The genome coverage of COVID-19 virus from 29 local patients’ samples are all above 98%, with average sequencing depth ranging from 23 to more than 11,400. For 14 imported patients, only nCoVTS0414-6 sample has 90.13% virus genome coverage with an average sequencing depth of 6.07. The rest of the samples have more than 98% genome coverage with average depths from 15 to 13,241.
A total of 6 transmission chains were found among batch 1 COVID-19 samples according to the epidemiological data. Surprisingly, we found COVID-19 virus strains that belong to the same transmission chain were tightly clustered on Bayesian coalescent tree (Figure 1), in spite of sporadic dispersions. Notably, even though COVID-19 virus strains from the same transmission chain were clustered together, we found difficulty distinguishing the introduced case from the other COVID-19 cases within each transmission chain. Collectively, using the heterogeneous data apart from Guangdong Province, we showed the phylogenetic results from genomic data were highly concordant to the transmission chain from epidemiological data.
Phylogenetic relationship of COVID-19 virus strains and the transmission chains from 29 samples. Each dot in the figure represents a patient sample. The onset date of each patient was plotted on the x-axis. The y-axis of these samples were organized based on the position from the Bayesian coalescent tree result. The transmission chain and the generation of the sample in the chain were labelled on the left and right side of each dot, respectively. It was evident that the preliminary transmission chains could be constructed by combining the onset date and the phylogenetic relationship of the COVID-19 virus strains even with limited epidemiological information.
To explore the optimal phylogenetic methods for this study, we also compared the topologies of Bayesian coalescent tree with ML tree and NJ tree (Figure 2). We found the clustering pattern between Bayesian coalescent tree and ML tree were similar to each other and were highly concordant to the transmission chains reconstructed from epidemiological data. However, the clustering pattern of the NJ tree was distinct from the Bayesian coalescent tree and the ML tree, as well as the reconstructed transmission chains. Our results indicated that the NJ tree was incapable of correlating the genomic variations with the transmission chain as accurately as the Bayesian coalescent tree and the ML tree.
The phylogenetic analyses showed distinct structures between maximum likelihood (ML) tree and neighbor-joining (NJ) tree. (A) The phylogenetic tree was constructed using maximum likelihood method. (B) The phylogenetic tree was constructed using neighbor-joining method.

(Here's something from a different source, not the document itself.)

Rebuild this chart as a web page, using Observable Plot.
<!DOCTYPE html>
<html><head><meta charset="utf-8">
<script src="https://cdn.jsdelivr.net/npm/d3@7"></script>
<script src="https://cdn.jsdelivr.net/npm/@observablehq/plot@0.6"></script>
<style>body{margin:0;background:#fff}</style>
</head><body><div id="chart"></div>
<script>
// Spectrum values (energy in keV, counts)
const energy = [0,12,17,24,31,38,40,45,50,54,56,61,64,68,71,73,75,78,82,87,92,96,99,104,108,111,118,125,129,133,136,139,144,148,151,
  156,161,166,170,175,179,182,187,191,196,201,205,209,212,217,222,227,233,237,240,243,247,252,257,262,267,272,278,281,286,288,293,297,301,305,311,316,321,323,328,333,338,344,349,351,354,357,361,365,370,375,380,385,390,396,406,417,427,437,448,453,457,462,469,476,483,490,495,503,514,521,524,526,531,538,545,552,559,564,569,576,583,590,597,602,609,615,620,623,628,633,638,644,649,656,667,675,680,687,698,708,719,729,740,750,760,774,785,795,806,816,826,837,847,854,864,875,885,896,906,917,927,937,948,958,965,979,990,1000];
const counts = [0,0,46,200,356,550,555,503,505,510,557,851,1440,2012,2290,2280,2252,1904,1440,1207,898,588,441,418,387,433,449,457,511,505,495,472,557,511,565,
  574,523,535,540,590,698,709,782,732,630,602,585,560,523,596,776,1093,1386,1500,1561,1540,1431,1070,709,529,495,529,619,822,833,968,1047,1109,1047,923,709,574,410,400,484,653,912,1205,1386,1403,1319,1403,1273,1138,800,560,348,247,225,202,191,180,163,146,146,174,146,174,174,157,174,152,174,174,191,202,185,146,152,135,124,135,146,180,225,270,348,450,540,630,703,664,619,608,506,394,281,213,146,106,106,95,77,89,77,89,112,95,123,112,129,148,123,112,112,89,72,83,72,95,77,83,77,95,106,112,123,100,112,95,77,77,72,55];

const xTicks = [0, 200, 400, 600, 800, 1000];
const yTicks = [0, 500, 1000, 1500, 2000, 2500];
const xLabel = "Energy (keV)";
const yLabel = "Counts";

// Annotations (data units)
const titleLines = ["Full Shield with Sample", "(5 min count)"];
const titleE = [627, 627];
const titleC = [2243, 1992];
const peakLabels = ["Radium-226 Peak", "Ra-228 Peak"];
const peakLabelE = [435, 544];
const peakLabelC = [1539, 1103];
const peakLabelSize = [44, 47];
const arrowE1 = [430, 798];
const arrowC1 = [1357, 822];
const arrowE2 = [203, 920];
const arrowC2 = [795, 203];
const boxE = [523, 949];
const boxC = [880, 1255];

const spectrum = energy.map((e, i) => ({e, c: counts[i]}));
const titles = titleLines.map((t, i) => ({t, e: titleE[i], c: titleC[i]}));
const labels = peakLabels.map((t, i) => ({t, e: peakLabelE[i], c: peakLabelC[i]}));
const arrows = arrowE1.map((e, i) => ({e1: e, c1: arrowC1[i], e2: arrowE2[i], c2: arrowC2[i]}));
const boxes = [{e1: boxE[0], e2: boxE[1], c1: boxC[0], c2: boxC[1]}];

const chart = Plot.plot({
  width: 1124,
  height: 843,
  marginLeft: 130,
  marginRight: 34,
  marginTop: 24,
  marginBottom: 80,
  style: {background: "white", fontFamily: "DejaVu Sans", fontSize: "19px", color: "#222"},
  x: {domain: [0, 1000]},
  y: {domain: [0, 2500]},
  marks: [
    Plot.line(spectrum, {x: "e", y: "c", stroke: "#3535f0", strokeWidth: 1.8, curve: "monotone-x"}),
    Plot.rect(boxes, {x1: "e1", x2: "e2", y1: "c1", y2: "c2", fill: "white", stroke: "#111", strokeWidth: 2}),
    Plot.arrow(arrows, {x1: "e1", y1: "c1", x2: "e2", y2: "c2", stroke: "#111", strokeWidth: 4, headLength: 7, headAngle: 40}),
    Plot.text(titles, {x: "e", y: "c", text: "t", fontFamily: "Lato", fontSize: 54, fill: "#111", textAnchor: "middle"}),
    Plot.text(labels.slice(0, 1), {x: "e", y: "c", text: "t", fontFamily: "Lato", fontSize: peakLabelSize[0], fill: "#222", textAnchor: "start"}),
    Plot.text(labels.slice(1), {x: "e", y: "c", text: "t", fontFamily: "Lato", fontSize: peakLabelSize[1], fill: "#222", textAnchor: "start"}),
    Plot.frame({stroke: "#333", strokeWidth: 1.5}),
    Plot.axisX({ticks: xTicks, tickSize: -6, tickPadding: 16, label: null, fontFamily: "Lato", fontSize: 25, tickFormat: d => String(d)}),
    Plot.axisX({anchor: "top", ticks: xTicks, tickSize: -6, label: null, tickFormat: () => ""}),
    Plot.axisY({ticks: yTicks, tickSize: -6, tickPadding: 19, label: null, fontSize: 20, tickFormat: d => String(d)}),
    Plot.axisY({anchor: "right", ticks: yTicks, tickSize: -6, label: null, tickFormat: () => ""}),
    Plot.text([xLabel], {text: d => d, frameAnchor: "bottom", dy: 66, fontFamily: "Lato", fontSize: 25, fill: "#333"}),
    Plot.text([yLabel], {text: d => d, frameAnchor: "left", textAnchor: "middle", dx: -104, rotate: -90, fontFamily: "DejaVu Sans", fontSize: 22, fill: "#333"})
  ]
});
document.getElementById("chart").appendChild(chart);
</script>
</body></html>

Among positive COVID-19 cases, a considerable proportion were asymptomatic (4), which brought significant challenges to epidemic prevention and control because of the difficulty of getting transmission information from the epidemiological data (5). Mutations accumulated in the virus genome during host-to-host transmission could potentially provide more information for transmission chain construction (6). To verify this hypothesis, we conducted phylogenetic analysis using 14 asymptomatic COVID-19 cases. Interestingly, we found that clustering patterns of 14 asymptomatic cases on the Bayesian coalescent tree were highly correlated with travel history of patients (Figure 3A). Among which, patients with COVID-19 virus strains clustered into clade A and clade B had European travel history, while those who clustered into clade C and clade D had Pacific Rim travel history. Moreover, we found the clustering pattern was largely affected by the G28883C mutation, which is a missense variant that lead to a p.204G>R change on QHD43423.2 (Figure 3A). We further found this mutation had a much higher frequency in European COVID-19 cases compared to other regions (Figure 3B), indicating COVID-19 virus strains carrying this mutation might have originated in Europe. Taken together, our results suggested that the Bayesian coalescent method can be helpful in inferring the transmission relationship of asymptomatic COVID-19 cases.
Phylogenetic analyses on 14 asymptomatic cases revealed high correlation between travel history and viral phylogenies. (A) The distribution of COVID-19 virus variations among 14 asymptomatic COVID-19 cases and the variations underlie phylogenetic structure. The left panel showed the Bayesian coalescent tree, and the right panel showed the variations in each COVID-19 virus strain. (B) The bar plot shows the regional distribution of G28883C mutation.